A table displaying the last 5 rows of the sleepData data frame. Text at the bottom says that the data frame's shape is 5 by 11.

Extracting a slice() from the Data Frame

Suppose you weren’t interested in the first or last n rows of the data frame, but a section in the middle. That’s where the slice() method comes in. Given an integer range, it creates a new data frame consisting of the rows specified in the range.

Run the following in a new code cell:

val selection = sleepData.slice(30..34)
selection

This creates a new data frame, selection, and then displays its contents:

A table displaying rows 30 through 34 of the sleepData data frame. Text at the bottom says that the data frame's shape is 5 by 11.

If you looked at the row for “Human” and thought, “Who actually gets eight hours of sleep?!” keep in mind that these numbers are averages.

Learning that slice() Indexes Start at 1, not 0

Krangl borrows the DataFrame‘s slice()method from the dplyr library.

Dplyr is a library for R, where the first index of a collection type is 1. This is known as one-based array indexing.

In Kotlin, and most other programming languages, the first index of a collection type is 0.

krangl makes it easy for R programmers to make the leap to doing Kotlin sdata science. One of the ways to meet this goal would be to make krangl’s version of slice() work exactly like dplyr’s, right down to using 1 as the index for the first row in the data frame.

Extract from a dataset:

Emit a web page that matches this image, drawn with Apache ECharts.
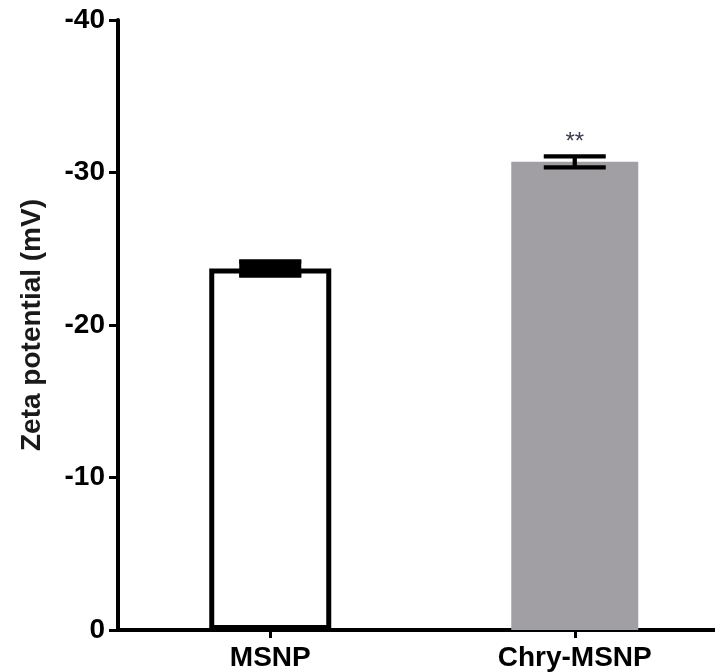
<!DOCTYPE html>
<html>
<head>
<meta charset="utf-8">
<script src="https://cdn.jsdelivr.net/npm/echarts@6/dist/echarts.min.js"></script>
<style>
  html, body { margin: 0; padding: 0; background: #fff; }
  #chart { width: 715px; height: 672px; }
</style>
</head>
<body>
<div id="chart"></div>
<script>
// Zeta potential of bare and chrysin-loaded mesoporous silica nanoparticles
const categories = ['MSNP', 'Chry-MSNP'];
const zetaMean = [-23.7, -30.7];   // mV
const zetaSem = [0.45, 0.36];      // mV, error bar half-length
const significance = ['', '**'];
const yTicks = { min: -40, max: 0, interval: 10 };

const FONT = '"Liberation Sans", Arial, sans-serif';

const chart = echarts.init(document.getElementById('chart'), null, { renderer: 'canvas' });

// one bar series per group so each gets its own width/style; each sits on its own
// (identical) category axis so both stay centred on their category
const onlyIndex = (arr, k) => arr.map((v, i) => (i === k ? v : '-'));

const chryData = onlyIndex(zetaMean, 1).map((v, i) => {
  if (v === '-' || !significance[i]) return v;
  return {
    value: v,
    label: {
      show: true,
      position: 'top',
      distance: 7,
      formatter: significance[i],
      fontFamily: FONT,
      fontSize: 24,
      fontWeight: 'normal',
      color: '#3b3b4d'
    }
  };
});

const errData = zetaMean.map((v, i) => [i, v - zetaSem[i], v + zetaSem[i]]);

const gridRect = {
  left: 118, top: 20, width: 609, bottom: 42,
  containLabel: false,
  outerBoundsMode: 'none'
};

chart.setOption({
  animation: false,
  backgroundColor: '#ffffff',
  grid: gridRect,
  xAxis: [
    {
      type: 'category',
      data: categories,
      boundaryGap: true,
      axisLine: { show: true, lineStyle: { color: '#000', width: 4 } },
      axisTick: { show: true, alignWithLabel: true, length: 8, lineStyle: { color: '#000', width: 3 } },
      axisLabel: { fontFamily: FONT, fontSize: 28, fontWeight: 'bold', color: '#000', margin: 14 },
      splitLine: { show: false }
    },
    {
      type: 'category',
      data: categories,
      boundaryGap: true,
      position: 'bottom',
      show: false
    }
  ],
  yAxis: {
    type: 'value',
    inverse: true,
    min: yTicks.min,
    max: yTicks.max,
    interval: yTicks.interval,
    name: 'Zeta potential (mV)',
    nameLocation: 'middle',
    nameGap: 72,
    nameTextStyle: { fontFamily: FONT, fontSize: 28, fontWeight: 'bold', color: '#1a1a1a' },
    axisLine: { show: true, lineStyle: { color: '#000', width: 4 } },
    axisTick: { show: true, inside: false, length: 9, lineStyle: { color: '#000', width: 3 } },
    axisLabel: { fontFamily: FONT, fontSize: 28, fontWeight: 'bold', color: '#000', margin: 13 },
    splitLine: { show: false }
  },
  series: [
    {
      type: 'bar',
      xAxisIndex: 0,
      data: onlyIndex(zetaMean, 0),
      barWidth: 122,
      itemStyle: { color: '#ffffff', borderColor: '#000000', borderWidth: 5 },
      z: 2
    },
    {
      type: 'bar',
      xAxisIndex: 1,
      data: chryData,
      barWidth: 127,
      itemStyle: { color: '#a19fa4', borderWidth: 0 },
      z: 2
    },
    {
      type: 'custom',
      xAxisIndex: 0,
      z: 5,
      data: errData,
      renderItem: function (params, api) {
        const x = api.value(0);
        const lo = api.coord([x, api.value(1)]);
        const hi = api.coord([x, api.value(2)]);
        const half = 31;
        const lw = 4.3;
        const style = { stroke: '#000', lineWidth: lw, fill: null };
        const children = [
          { type: 'line', shape: { x1: lo[0], y1: lo[1], x2: hi[0], y2: hi[1] }, style: style },
          { type: 'line', shape: { x1: lo[0] - half, y1: lo[1], x2: lo[0] + half, y2: lo[1] }, style: style },
          { type: 'line', shape: { x1: hi[0] - half, y1: hi[1], x2: hi[0] + half, y2: hi[1] }, style: style }
        ];
        // the uncoated group's error bar is drawn as a solid block between its caps
        if (params.dataIndex === 0) {
          const top = Math.min(lo[1], hi[1]) - lw / 2;
          const bottom = Math.max(lo[1], hi[1]) + lw / 2;
          children.push({
            type: 'rect',
            shape: { x: lo[0] - half, y: top, width: half * 2, height: bottom - top },
            style: { fill: '#000' }
          });
        }
        return { type: 'group', children: children };
      }
    }
  ]
});
</script>
</body>
</html>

It’s time to do a little exploring.

Exploring the Data

Look back at the code cell where you used head() to see the first 5 rows of sleepData:

A table displaying the first 5 rows of the sleepData data frame. Text at the bottom says that the data frame's shape is 5 by 11.

The first animal in the list is the cheetah. Try using DataFrame’s rows property and rows elementAt() method to retrieve the row whose index is 0:

sleepData.rows.elementAt(0)

You should see this result:

{name=Cheetah, genus=Acinonyx, vore=carni, order=Carnivora, conservation=lc, sleep_total=12.1, sleep_rem=null, sleep_cycle=null, awake=11.9, brainwt=null, bodywt=50.0}

This makes sense as rows is a Kotlin Iterable and elementAt() is a method of Iterable. It makes sense that sleepData.rows.elementAt(0) would return an object representing the first row of sleepData.

Now, try approximating the same thing with slice(). The result will be of a different type: sleepData.rows.elementAt() returns a DataFrameRow, while slice() returns a whole DataFrame.

Run the following in a new code cell:

sleepData.slice(0..0)

The result will be an empty data frame; 11 columns, but no rows:

A table displaying the sleepData data frame with no rows - just column headings. Text at the bottom says that the data frame's shape is 0 by 11.

Now, try something else. Run the following in a new code cell:

sleepData.slice(1..1)

This time, you get a data frame with a single row; note the dimensions:

A table displaying the sleepData data frame with 1 row. Text at the bottom says that the data frame's shape is 1 by 11.

Try one more thing; run the following in a new code cell:

sleepData.slice(1..2)

This results in a data frame with two rows:

A table displaying the sleepData data frame with 2 rows. Text at the bottom says that the data frame's shape is 2 by 11.

From these little bits of code, you can deduce that slice(a..b) returns a data frame that:

  1. Starts with and includes row a from the original data frame.
  2. Ends with and includes row b from the original data frame.
  3. Counts rows starting from 1 rather than starting from 0.